Sensing an opportunity, the Oli government reached out to the SLMM leadership for a meeting in Kathmandu on January 3. Mr. Thakur, accompanied by relatively junior leaders, attended. On his side, Mr. Oli was accompanied by Nepali Congress president and former PM Sushil Koirala, Maoist leader and former PM Pushpa Kamal Dahal ‘Prachanda’ and others. Upendra Yadav and Mahendra Rai Yadav happened to be out of town. A week earlier, the Oli government had set the wheels in motion for the constitutional amendment process by formally tabling it in the Assembly. At this stage, no dialogue was underway with the SLMM to get them on board and in the debates that followed, Madhesi parties boycotted the proceedings. On January 4, the Assembly concluded its deliberations and after the mandated period of 72 hours for amendments to be tabled, will begin voting on the amendments. PM Oli has proposed the setting up of a task force to arrive at an agreed language for the amendments. Defence Minister Bhim Rawal (UML), K.B. Mahara of the Maoists and Mahesh Acharya (Nepali Congress) have been nominated by the three main parties; with the clock ticking, the SLMM may fracture if individual leaders try to go it alone in the task force.
PM Oli has been adept at flaunting the China card. In October last year, there was much fanfare about China supplying 1,000 metric tonnes of petroleum products to alleviate the shortage. Considering that the annual requirement is closer to a million tonnes, this is a tiny amount. Also the infrastructure in terms of roads and bridges to the Tibet border does not permit movement of heavy tankers and LPG bullets. Nepal’s attempts at negotiating long-term agreements with China have not gone very far. However, Nepali media had carried stories that Mr. Oli, in a departure from past practice, would undertake his first foreign trip to China instead of India. The only Nepali prime minister to have done so was Mr. Prachanda in 2008. He, however, insisted that it was not a bilateral visit as he was going to attend the closing ceremony of the Beijing Olympics and his first official bilateral visit would be to India. Apparently, in the telephone conversation on December 31, Mr. Modi reiterated his invitation to Mr. Oli to visit India and the missions have been directed to work out mutually convenient dates at the earliest. However, Mr. Oli will find it difficult to visit Delhi unless the border situation has returned to normal and movement of goods and supplies has been restored. If the SLMM agitation is called off, he can then claim with some justification that his nationalistic posture, together with the anti-India rhetoric, has paid off. Given the strain Mr. Modi’s “neighbourhood first” policy is under on the Pakistan front, it is understandable that he would like Mr. Oli to stick to tradition.

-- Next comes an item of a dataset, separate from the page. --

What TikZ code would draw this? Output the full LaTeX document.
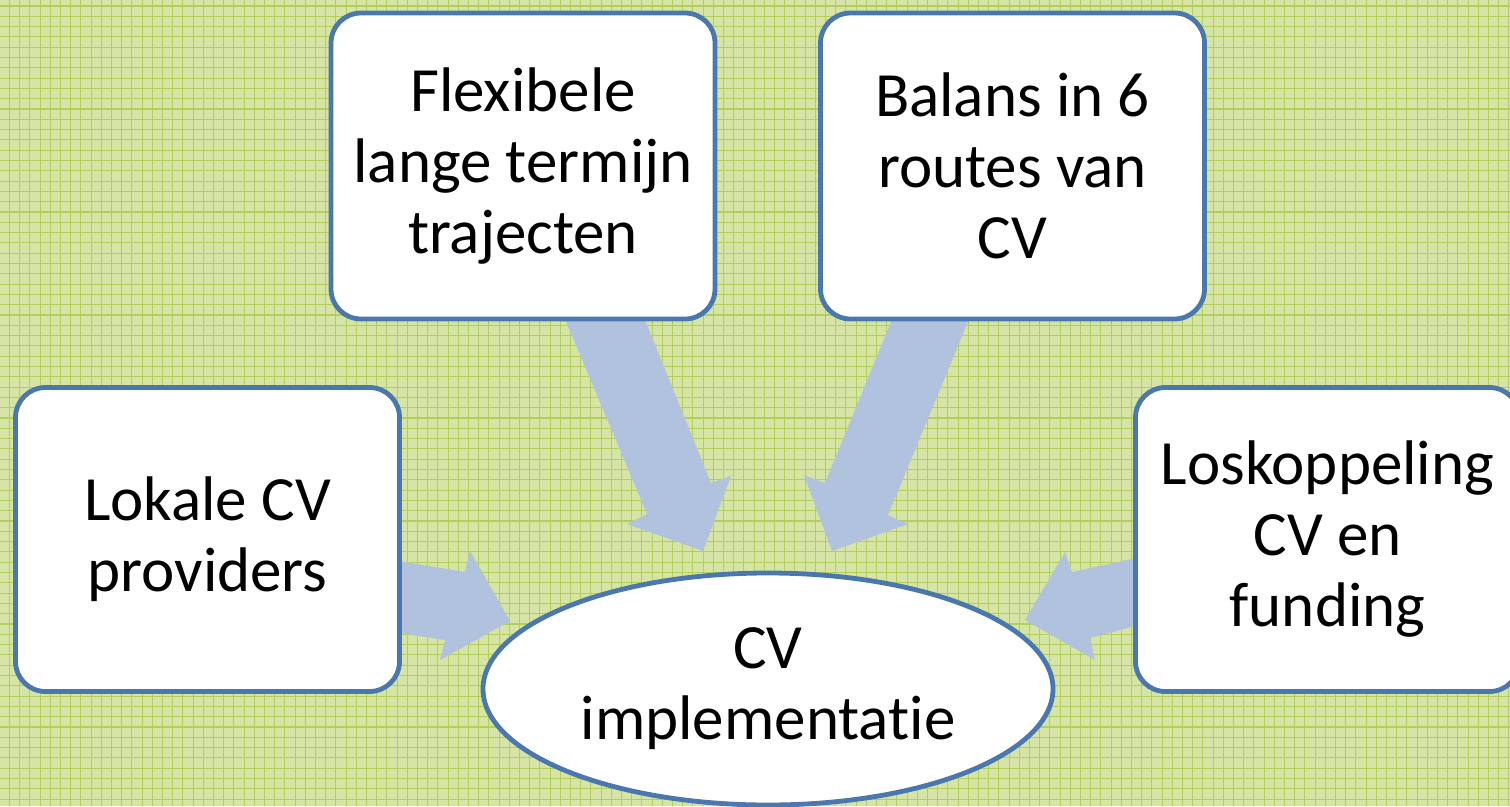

How did things reach such an impasse? The fact is that nobody thought that the Madhesi agitation and the consequent restrictions on cross-border movement of goods would last this long. As a result, nobody had a Plan B and rhetoric replaced communication. With the key players losing control, the situation went into a tailspin. The Oli government found it convenient to stoke Nepali nationalism and deflect attention away from its own incompetence by blaming India. The SLMM’s demands continued to grow with no negotiations in sight and rising anti-Indianism hardly sat well with Mr. Modi’s “neighbourhood first” diplomacy.
The supply situation has now eased but the Oli government needs to offer a healing hand to the Madhesis to get them on board. If he fails, he may find it difficult to deal with the ensuing instability. The Madhesis need to reach out to the Tharus and Janajatis, the other marginalised groups. For India, the challenge is to give greater political content to its engagement, rebuild trust with the Oli government, and revive the positive sentiments generated by Prime Minister Modi’s visits in 2014.